Resumamos el esquema: credulidad -> fe -> propagación -> poder. Una estrategia imparable. El punto de partida, naturalmente, es la predisposición de los individuos, primero, y de las masas después. Si nos olvidamos por un momento de que estamos hablando de una religión, reconoceremos fácilmente en este esquema el movimiento social que está arrasando hoy buena parte del planeta, a una velocidad nunca vista. Los gobiernos, incomprensiblemente paralizados, callan, piden disculpas o se esfuerzan por parecer buenos feligreses. ¿Por qué?, nos hemos preguntado muchos una y otra vez.

Pues era muy sencillo. La palabra clave es la culpa. El cristianismo se extendió como fuego de pólvora no porque prometiera un paraíso beatífico, cosa que más o menos prometen todas las religiones, sino, ay, porque convenció a sus fieles de que eran culpables. Y el paraíso que anunciaba no era sólo la felicidad eterna, sino, sobre todo, el perdón de los pecados. Incluido el original.

No sólo creyeron los nuevos cristianos que eran pecadores, sino que habían nacido ya con una culpa que ni siquiera era suya. Parece mentira, pero así somos, por lo visto, los seres humanos. Como el mochuelo de aquella culpa era original y nadie era responsable de ella, había que tratar desesperadamente de quitársela de encima, y la respuesta era: Jesucristo.

Pero en sus comienzos el cristianismo era un movimiento pacífico. En realidad, masoquista. Descargaba la culpa del pecado sobre las espaldas del propio creyente, que tenía la obligación de poner la otra mejilla una y otra vez hasta que Dios lo admitiese en su seno y le regalara la ansiada vida eterna.

Una alternativa al masoquismo de los primeros cristianos fue el nazismo. Un pueblo culpabilizado por un tratado de paz no estaba predispuesto a ser masoquista, porque los vencedores sólo exigían el pago de una cantidad, sin ofrecer nada a cambio. El resultado fueron, por una parte, los horrores del Holocausto, que sirvieron para descargar la culpa colectiva, y la invasión de Europa, que representaba la promesa de un paraíso para la raza perfecta. Si uno se fija bien, hay dos elementos en común con el cristianismo: (a) la culpa es insoportable, y (b) quitársela de encima no es suficiente. Hace falta un paraíso.

Ahora regresemos al presente. Hace ya como mínimo una generación que maestros, profesores, periodistas y "científicos" nos repiten, día a día y año a año, que somos culpables. Insoportablemente culpables. Culpables de poluir la atmósfera, de oprimir a las mujeres, a los negros, a los musulmanes, a los alterosexuales. Culpables de xenofobia, de egoísmo, de injusticia, de supremacismo, de discriminación, de ganar peso, de comer carne, de hacernos ricos, de ingerir azúcar y colesterol.
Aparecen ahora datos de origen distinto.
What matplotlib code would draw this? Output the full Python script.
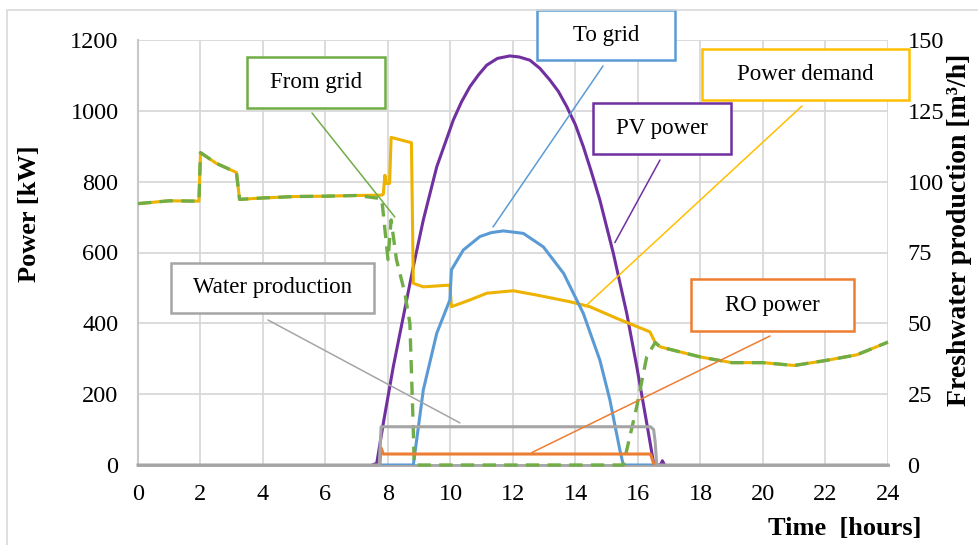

No, este fenómeno no es similar a las cazas de brujas, al MacCarthismo, y ni siquiera al 1984 de Orwell. Si a algo se parece es al nazismo y al cristianismo, y tiene componentes de los dos. Mientras los nuevos sacerdotes predican machaconamente nuestras culpas, originales o no, los más vehementes (o quizá los mejor pagados) descargan su culpabilidad contra la raza blanca, contra el sexo masculino, contra el CO2 o contra ciertos fantasmas del pasado sugeridos en las nuevas catequesis (no todos; las estatuas de Lenin, por ejemplo, están todas intactas). Intimidados por la extensión imparable de la culpa colectiva, gobernantes, empresarios, políticos y ciudadanos de a pie se arredran y se suman al movimiento. ¿Hasta dónde llegará la ola?

Es difícil predecirlo. Si prevalece el componente cristiano, tenemos ideología para rato. Si, en cambio, gana la facción destructiva, el resultado será el caos, en una primera etapa. En una segunda etapa, eche usted una moneda al aire y tal vez acierte. Yo no soy tan valiente.